--- Begin DATASET CONTENT ---

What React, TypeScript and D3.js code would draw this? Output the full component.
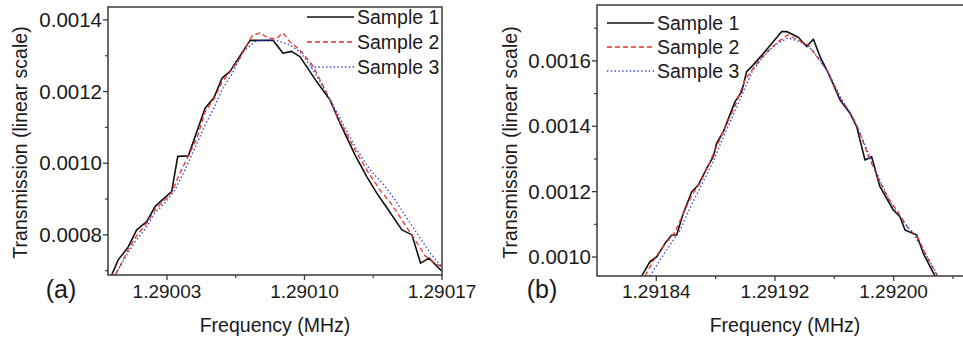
import React from "react";
import * as d3 from "d3";

// ---------- Panel (a) data ----------
const A_S1_F = [1.2900019,1.2900052,1.2900103,1.2900146,1.2900197,1.2900239,1.2900282,1.2900324,1.2900355,1.2900409,1.2900494,1.290054,1.290058,1.290062,1.2900723,1.2900841,1.2900891,1.2900934,1.2900977,1.2901062,1.290113,1.2901181,1.2901257,1.2901317,1.2901368,1.2901415,1.2901496,1.2901547,1.2901591,1.2901634,1.2901698];
const A_S1_T = [0.0006884,0.0007302,0.0007665,0.000814,0.0008371,0.000879,0.0009005,0.0009208,0.001019,0.0010205,0.0011536,0.0011837,0.0012373,0.0012557,0.0013428,0.0013428,0.0013071,0.0013121,0.0012976,0.0012278,0.0011767,0.0011117,0.0010233,0.0009627,0.0009164,0.000879,0.000814,0.0008,0.000721,0.000735,0.0006995];
const A_S2_F = [1.2900041,1.2900102,1.2900148,1.2900199,1.2900239,1.290029,1.2900326,1.2900366,1.2900407,1.2900453,1.2900494,1.290054,1.290058,1.2900626,1.2900672,1.2900733,1.2900774,1.2900814,1.2900855,1.2900891,1.2900926,1.2900977,1.2901043,1.2901105,1.2901181,1.2901257,1.2901323,1.2901384,1.2901446,1.2901512,1.2901563,1.2901614,1.2901654,1.2901699];
const A_S2_T = [0.0006912,0.0007581,0.0008,0.0008335,0.0008698,0.0008977,0.00092,0.000973,0.0010177,0.0010707,0.0011433,0.0011795,0.001227,0.0012577,0.001294,0.0013553,0.0013637,0.0013498,0.001347,0.0013637,0.0013386,0.0013163,0.0012716,0.0012047,0.0011153,0.0010372,0.0009758,0.0009256,0.0008837,0.0008279,0.000786,0.0007414,0.0007246,0.0007107];
const A_S3_F = [1.2900036,1.2900087,1.2900137,1.2900193,1.2900239,1.290029,1.2900341,1.2900392,1.2900443,1.2900494,1.290054,1.290058,1.2900631,1.2900687,1.2900753,1.2900825,1.2900865,1.2900926,1.2900977,1.2901028,1.2901089,1.2901145,1.2901206,1.2901267,1.2901334,1.29014,1.2901461,1.2901527,1.2901588,1.2901639,1.2901699];
const A_S3_T = [0.0006884,0.0007358,0.0007805,0.0008195,0.0008614,0.0008893,0.0009256,0.0009814,0.0010428,0.001107,0.0011544,0.0012047,0.0012493,0.0013107,0.0013414,0.0013442,0.0013414,0.0013302,0.0013107,0.0012744,0.0012186,0.0011628,0.0010986,0.0010372,0.0009814,0.0009423,0.0008977,0.0008419,0.0007916,0.0007498,0.0007107];

// ---------- Panel (b) data ----------
const B_S1_F = [1.2918301,1.2918357,1.2918403,1.2918459,1.2918504,1.2918537,1.2918582,1.2918639,1.2918683,1.291874,1.2918784,1.2918807,1.2918852,1.2918931,1.2918976,1.2919009,1.2919054,1.2919133,1.2919246,1.2919279,1.2919357,1.2919414,1.2919459,1.2919504,1.291956,1.2919639,1.2919706,1.2919751,1.2919807,1.2919852,1.2919908,1.2919998,1.2920043,1.2920077,1.2920156,1.29202,1.2920279];
const B_S1_T = [0.0009418,0.0009856,0.0010009,0.0010419,0.0010674,0.0010674,0.0011338,0.0011999,0.0012204,0.0012715,0.001307,0.0013481,0.0013836,0.0014754,0.001506,0.0015672,0.0015878,0.0016285,0.0016897,0.0016897,0.0016726,0.0016438,0.0016664,0.0016132,0.0015623,0.0014806,0.0014399,0.0013989,0.0012969,0.001307,0.0012152,0.0011439,0.0011234,0.0010827,0.0010674,0.0010113,0.0009418];
const B_S2_F = [1.2918324,1.2918391,1.2918459,1.2918526,1.2918587,1.2918641,1.2918695,1.2918749,1.2918802,1.2918863,1.2918931,1.2918998,1.2919065,1.291914,1.291922,1.2919288,1.2919355,1.2919423,1.291949,1.2919558,1.2919639,1.2919706,1.291976,1.2919827,1.2919895,1.2919962,1.292003,1.2920097,1.2920165,1.2920219,1.2920279,1.2920299];
const B_S2_T = [0.0009418,0.0009969,0.0010398,0.0010765,0.0011378,0.0011898,0.0012265,0.0012786,0.0013337,0.0013949,0.0014622,0.0015418,0.0015847,0.0016245,0.0016582,0.0016796,0.0016643,0.001649,0.0016092,0.0015663,0.0014867,0.0014439,0.0013949,0.0013122,0.0012418,0.0011806,0.0011378,0.0010888,0.0010582,0.0010061,0.0009541,0.0009418];
const B_S3_F = [1.2918357,1.2918425,1.2918492,1.291856,1.2918627,1.2918681,1.2918735,1.2918789,1.2918843,1.291891,1.2918978,1.2919045,1.2919113,1.29192,1.2919288,1.2919369,1.2919436,1.2919504,1.2919571,1.2919652,1.2919719,1.2919787,1.2919854,1.2919922,1.2919989,1.2920057,1.2920124,1.2920192,1.2920259,1.2920299];
const B_S3_T = [0.0009418,0.0009908,0.0010367,0.0010827,0.00115,0.001199,0.001248,0.0012969,0.0013582,0.0014255,0.0014959,0.0015663,0.0016092,0.001649,0.0016704,0.0016582,0.0016398,0.0016031,0.0015541,0.0014806,0.0014316,0.0013643,0.0012908,0.0012204,0.0011592,0.0011133,0.0010765,0.0010276,0.0009755,0.0009418];

// ---------- Ticks & labels ----------
const A_X_TICKS = [1.29003, 1.2901, 1.29017];
const A_X_MINOR = [1.290065, 1.290135];
const A_Y_TICKS = [0.0008, 0.001, 0.0012, 0.0014];
const A_Y_MINOR = [0.0007, 0.0009, 0.0011, 0.0013];
const B_X_TICKS = [1.29184, 1.29192, 1.292];
const B_X_MINOR = [1.29188, 1.29196, 1.29204];
const B_Y_TICKS = [0.001, 0.0012, 0.0014, 0.0016];
const B_Y_MINOR = [0.0011, 0.0013, 0.0015, 0.0017];
const SERIES_NAMES = ["Sample 1", "Sample 2", "Sample 3"];
const X_TITLE = "Frequency (MHz)";
const Y_TITLE = "Transmission (linear scale)";

const FONT = "'Liberation Sans', Arial, Helvetica, sans-serif";
const TXT = "#1a1a1a";
const AX = "#3a3a3a";
const STYLES = [
  { stroke: "#111", width: 1.6, dash: undefined as string | undefined },
  { stroke: "#e8342c", width: 1.3, dash: "5,3" },
  { stroke: "#3446d8", width: 1.4, dash: "1.4,2.4" },
];

type PanelProps = {
  id: string;
  left: number; right: number; top: number; bottom: number;
  xDomain: [number, number]; yDomain: [number, number];
  series: { f: number[]; t: number[] }[];
  xTicks: number[]; xMinor: number[]; yTicks: number[]; yMinor: number[];
  legendX: number; legendY: number; legendStep: number;
  label: string; labelX: number;
  yTitleX: number; xTitleX: number;
};

function Panel(p: PanelProps) {
  const x = d3.scaleLinear().domain(p.xDomain).range([p.left, p.right]);
  const y = d3.scaleLinear().domain(p.yDomain).range([p.bottom, p.top]);
  const line = d3.line<[number, number]>().x((d) => x(d[0])).y((d) => y(d[1]));
  const fs = 19.5;
  return (
    <g>
      <defs>
        <clipPath id={p.id}>
          <rect x={p.left} y={p.top} width={p.right - p.left} height={p.bottom - p.top} />
        </clipPath>
      </defs>
      <g clipPath={`url(#${p.id})`}>
        {p.series.map((s, i) => (
          <path key={i} d={line(s.f.map((f, j) => [f, s.t[j]] as [number, number])) || ""}
            fill="none" stroke={STYLES[i].stroke} strokeWidth={STYLES[i].width}
            strokeDasharray={STYLES[i].dash} strokeLinejoin="round" />
        ))}
      </g>
      <rect x={p.left} y={p.top} width={p.right - p.left} height={p.bottom - p.top}
        fill="none" stroke={AX} strokeWidth={1.5} />
      {p.yTicks.map((v) => (
        <g key={"y" + v}>
          <line x1={p.left - 5} x2={p.left} y1={y(v)} y2={y(v)} stroke={AX} strokeWidth={1.3} />
          <text x={p.left - 6} y={y(v)} dy="0.35em" textAnchor="end" fontSize={20.5} fill={TXT} fontFamily={FONT}>
            {d3.format(".4f")(v)}
          </text>
        </g>
      ))}
      {p.yMinor.map((v) => (
        <line key={"ym" + v} x1={p.left - 3} x2={p.left} y1={y(v)} y2={y(v)} stroke={AX} strokeWidth={1.2} />
      ))}
      {p.xTicks.map((v) => (
        <g key={"x" + v}>
          <line x1={x(v)} x2={x(v)} y1={p.bottom} y2={p.bottom + 5} stroke={AX} strokeWidth={1.3} />
          <text x={x(v)} y={298} textAnchor="middle" fontSize={19} fill={TXT} fontFamily={FONT}>
            {d3.format(".5f")(v)}
          </text>
        </g>
      ))}
      {p.xMinor.map((v) => (
        <line key={"xm" + v} x1={x(v)} x2={x(v)} y1={p.bottom} y2={p.bottom + 3} stroke={AX} strokeWidth={1.2} />
      ))}
      {SERIES_NAMES.map((n, i) => {
        const ly = p.legendY + i * p.legendStep;
        return (
          <g key={n}>
            <line x1={p.legendX} x2={p.legendX + 47} y1={ly} y2={ly}
              stroke={STYLES[i].stroke} strokeWidth={STYLES[i].width} strokeDasharray={STYLES[i].dash} />
            <text x={p.legendX + 50} y={ly + 7} fontSize={fs} fill={TXT} fontFamily={FONT}>{n}</text>
          </g>
        );
      })}
      <text x={p.labelX} y={298} textAnchor="middle" fontSize={25} fill={TXT} fontFamily={FONT}>{p.label}</text>
      <text x={p.xTitleX} y={332} textAnchor="middle" fontSize={fs} fill={TXT} fontFamily={FONT}>{X_TITLE}</text>
      <text transform={`translate(${p.yTitleX},142.5) rotate(-90)`} textAnchor="middle" fontSize={fs} fill={TXT} fontFamily={FONT}>
        {Y_TITLE}
      </text>
    </g>
  );
}

export default function App() {
  return (
    <svg width={963} height={340} style={{ position: "absolute", left: 0, top: 0, background: "#fff" }}>
      <rect x={0} y={0} width={963} height={340} fill="#fff" />
      <Panel id="clipA" left={108} right={442} top={7} bottom={275}
        xDomain={[1.29, 1.29017]} yDomain={[0.000688, 0.001436]}
        series={[{ f: A_S1_F, t: A_S1_T }, { f: A_S2_F, t: A_S2_T }, { f: A_S3_F, t: A_S3_T }]}
        xTicks={A_X_TICKS} xMinor={A_X_MINOR} yTicks={A_Y_TICKS} yMinor={A_Y_MINOR}
        legendX={307} legendY={17} legendStep={25}
        label="(a)" labelX={61} yTitleX={27} xTitleX={275} />
      <Panel id="clipB" left={597} right={967.75} top={5} bottom={276}
        xDomain={[1.2918, 1.29205]} yDomain={[0.000942, 0.001771]}
        series={[{ f: B_S1_F, t: B_S1_T }, { f: B_S2_F, t: B_S2_T }, { f: B_S3_F, t: B_S3_T }]}
        xTicks={B_X_TICKS} xMinor={B_X_MINOR} yTicks={B_Y_TICKS} yMinor={B_Y_MINOR}
        legendX={607} legendY={23} legendStep={24}
        label="(b)" labelX={542} yTitleX={517} xTitleX={785} />
    </svg>
  );
}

--- End DATASET CONTENT ---

*SET TASK*. Give again, exactly, the lines from the start of the data through the one holding "import * as"; omit the pictures.

*OUTPUT OF THE EXERCISE*.
What React, TypeScript and D3.js code would draw this? Output the full component.
import React from "react";
import * as d3 from "d3";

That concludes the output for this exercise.